• Asia Pacific hotel deals hit $3.8B in H1 – JLL


    HOTEL transaction volumes in the Asia Pacific region grew by 13.2 percent to $3.8 billion in the first half, with Japan accounting for the bulk of the transaction volumes, real estate services group Jones Lang Lasalle said in report.

    JLL attributed the rise in hotel transaction volumes to growing international and domestic travel into the region, especially in first tier cities.

    Japan accounted for $2.1 billion worth of transactions, followed by Australia with $278 million and Mainland China with $252.6 million. Fourth was Vietnam with $237.6 million, then Taiwan with $217.6 million and Thailand with $138.3 million.

    The report said some 14,025 room keys were traded across the Asia Pacific region in the first half compared to 10,976 room keys in the same period last year.
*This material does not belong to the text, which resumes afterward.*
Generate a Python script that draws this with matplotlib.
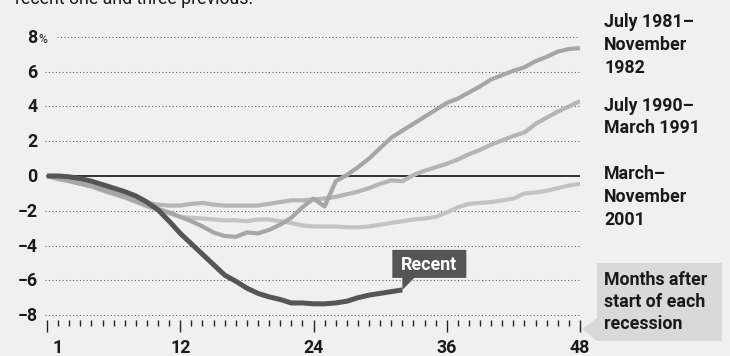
import matplotlib
matplotlib.use("Agg")
import matplotlib.pyplot as plt
from matplotlib.patches import Polygon
from matplotlib.transforms import IdentityTransform

# ---------------- data ----------------
months = list(range(0, 49))
recent = [0, 0.0, -0.05, -0.15, -0.3, -0.5, -0.7, -0.9, -1.15, -1.5, -1.95, -2.6,
          -3.3, -3.9, -4.5, -5.1, -5.7, -6.05, -6.45, -6.75, -6.95, -7.1, -7.3, -7.3,
          -7.35, -7.35, -7.3, -7.2, -7.0, -6.85, -6.75, -6.65, -6.55]
r1981 = [0, -0.15, -0.3, -0.45, -0.6, -0.8, -1.0, -1.2, -1.45, -1.7, -1.9, -2.1,
         -2.35, -2.6, -2.9, -3.25, -3.45, -3.5, -3.25, -3.3, -3.1, -2.8, -2.4, -1.8,
         -1.3, -1.75, -0.3, 0.05, 0.5, 1.0, 1.6, 2.2, 2.6, 3.0, 3.4, 3.8,
         4.2, 4.45, 4.8, 5.15, 5.55, 5.8, 6.05, 6.25, 6.6, 6.85, 7.15, 7.3, 7.35]
r1990 = [0, -0.1, -0.25, -0.4, -0.55, -0.75, -0.95, -1.15, -1.35, -1.55, -1.65, -1.7,
         -1.7, -1.6, -1.55, -1.65, -1.7, -1.7, -1.7, -1.7, -1.6, -1.5, -1.4, -1.4,
         -1.35, -1.3, -1.2, -1.05, -0.9, -0.7, -0.45, -0.25, -0.3, 0.05, 0.3, 0.5,
         0.7, 0.95, 1.25, 1.5, 1.8, 2.05, 2.3, 2.5, 3.0, 3.35, 3.7, 4.0, 4.3]
r2001 = [0, -0.2, -0.3, -0.45, -0.6, -0.85, -1.05, -1.25, -1.5, -1.75, -1.95, -2.15,
         -2.35, -2.4, -2.45, -2.5, -2.55, -2.55, -2.6, -2.5, -2.5, -2.6, -2.7, -2.85,
         -2.9, -2.9, -2.9, -2.95, -2.95, -2.9, -2.8, -2.7, -2.6, -2.5, -2.45, -2.35,
         -2.1, -1.8, -1.6, -1.55, -1.5, -1.4, -1.3, -1.0, -0.95, -0.85, -0.7, -0.55, -0.45]
y_ticks = [8, 6, 4, 2, 0, -2, -4, -6, -8]
x_tick_pos = [1, 12, 24, 36, 48]
x_tick_labels = ["1", "12", "24", "36", "48"]
series_labels = ["July 1981–\nNovember\n1982", "July 1990–\nMarch 1991",
                 "March–\nNovember\n2001"]
recent_label = "Recent"
axis_note = "Months after\nstart of each\nrecession"
subtitle = "recent one and three previous."

# ---------------- style ----------------
FONT = "Roboto"
FS = 12.8
FW = "bold"
BG = "#f0f0f0"
TXT = "#1a1a1a"
W, H = 730, 356

fig = plt.figure(figsize=(W / 100, H / 100), dpi=100, facecolor=BG)

def fx(px):
    return px / W

def fy(py):
    return 1 - py / H

ax = fig.add_axes([fx(44.8), fy(320), (580 - 44.8) / W, (320 - 31.6) / H])
ax.set_facecolor("none")
ax.set_xlim(-0.2, 48)
ax.set_ylim(-8.28, 8.3)
for s in ax.spines.values():
    s.set_visible(False)

# gridlines (dotted) and zero line
for v in y_ticks:
    if v == 0:
        ax.plot([0, 48], [0, 0], color="#111111", lw=1.2, zorder=2)
    else:
        x0 = 0.9 if v == 8 else -0.2
        ax.plot([x0, 48], [v, v], color="#555555", lw=0.75,
                linestyle=(0, (1, 2.3)), zorder=1)

# series
ax.plot(months[:len(r2001)], r2001, color="#c3c3c3", lw=3.0,
        solid_capstyle="butt", solid_joinstyle="round", zorder=3)
ax.plot(months[:len(r1990)], r1990, color="#b5b5b5", lw=3.0,
        solid_capstyle="butt", solid_joinstyle="round", zorder=4)
ax.plot(months[:len(r1981)], r1981, color="#a6a6a6", lw=3.0,
        solid_capstyle="butt", solid_joinstyle="round", zorder=5)
ax.plot(months[:len(recent)], recent, color="#555555", lw=3.6,
        solid_capstyle="butt", solid_joinstyle="round", zorder=6)

# ticks
ax.set_xticks([0, 12, 24, 36, 48])
ax.set_xticks([m for m in months if m % 12 != 0], minor=True)
ax.tick_params(axis="x", which="major", direction="out", length=8.4, width=1.0,
               color="#222222", labelbottom=False)
ax.tick_params(axis="x", which="minor", direction="out", length=4.6, width=1.0,
               color="#222222")
ax.set_yticks([])

# x labels
for p, lab in zip(x_tick_pos, x_tick_labels):
    ax.annotate(lab, xy=(p, 0), xycoords=ax.get_xaxis_transform(),
                xytext=(0, -33), textcoords="offset pixels", ha="center",
                va="baseline", fontsize=FS, family=FONT, fontweight=FW,
                color=TXT, annotation_clip=False)

# y labels
for v in y_ticks:
    lab = str(v).replace("-", "−")
    ax.annotate(lab, xy=(0, v), xycoords=ax.get_yaxis_transform(),
                xytext=(-7, -6), textcoords="offset pixels", ha="right",
                va="baseline", fontsize=FS, family=FONT, fontweight=FW,
                color=TXT, annotation_clip=False)
    if v == 8:
        ax.annotate("%", xy=(0, v), xycoords=ax.get_yaxis_transform(),
                    xytext=(-6, -6), textcoords="offset pixels", ha="left",
                    va="baseline", fontsize=FS * 0.68, family=FONT,
                    color=TXT, annotation_clip=False)

# right-hand series labels
label_baselines = [[27, 50, 73], [111, 133], [179, 202, 225]]
for lab, bls in zip(series_labels, label_baselines):
    for line, b in zip(lab.split("\n"), bls):
        fig.text(fx(604), fy(b), line, ha="left", va="baseline", fontsize=FS,
                 family=FONT, fontweight=FW, color=TXT)

# "Months after..." note with pointer
note_poly = [(597, 263), (722, 263), (722, 341), (597, 341), (582, 329), (597, 318)]
fig.patches.append(Polygon([(fx(a), fy(b)) for a, b in note_poly], closed=True,
                           transform=fig.transFigure, facecolor="#d9d9d9",
                           edgecolor="none", zorder=0))
for line, b in zip(axis_note.split("\n"), [285, 307, 329]):
    fig.text(fx(604), fy(b), line, ha="left", va="baseline", fontsize=FS,
             family=FONT, fontweight=FW, color=TXT)

# "Recent" callout anchored to last recent point
fig.canvas.draw()
ex, ey = ax.transData.transform((months[len(recent) - 1], recent[-1]))
rel = [(-10, 12), (0, 12), (0, 0), (12, 12), (64, 12), (64, 40), (-10, 40)]
poly = Polygon([(ex + a, ey + b) for a, b in rel], closed=True,
               transform=IdentityTransform(), facecolor="#555555",
               edgecolor="none", zorder=10)
fig.patches.append(poly)
fig.text((ex + 27) / W, (ey + 20) / H, recent_label, ha="center", va="baseline",
         fontsize=FS, family=FONT, fontweight="bold", color="white", zorder=11)

# clipped subtitle at top
fig.text(fx(15), fy(3.5), subtitle, ha="left", va="baseline", fontsize=FS,
         family=FONT, color=TXT)

fig.savefig("out.png", dpi=100, facecolor=BG)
    The average price per key across Asia Pacific dropped by 2.2 percent to $289k per key, it said.

    JLL recorded 59 single-asset transactions in the Asia Pacific in the first half, with the top 10 deals amounting to almost $1.7 billion.

    “Japan lent considerable weight to the rankings representing five out of the top 10 deals transacted during H1 2016,” the report said.

    It said domestic investors dominated hotel transactions in the region, accounting for 80 percent of all deals above a million.

    “Australasia continues to attract the highest capital inflows with cross border investors emerging as the dominant purchasers of hotel real estate over the recent years. Asian buyers are increasingly attracted by higher property yields and the safe haven of proven investment markets abroad,” JLL said.

    JLL added that investors are starting to expand their focus to second tier cities.

    “Despite the relatively sharp pricing in first tier cities, there remains significant appetite from investors for deals in markets with strong domestic and international visitation fundamentals,” the report said.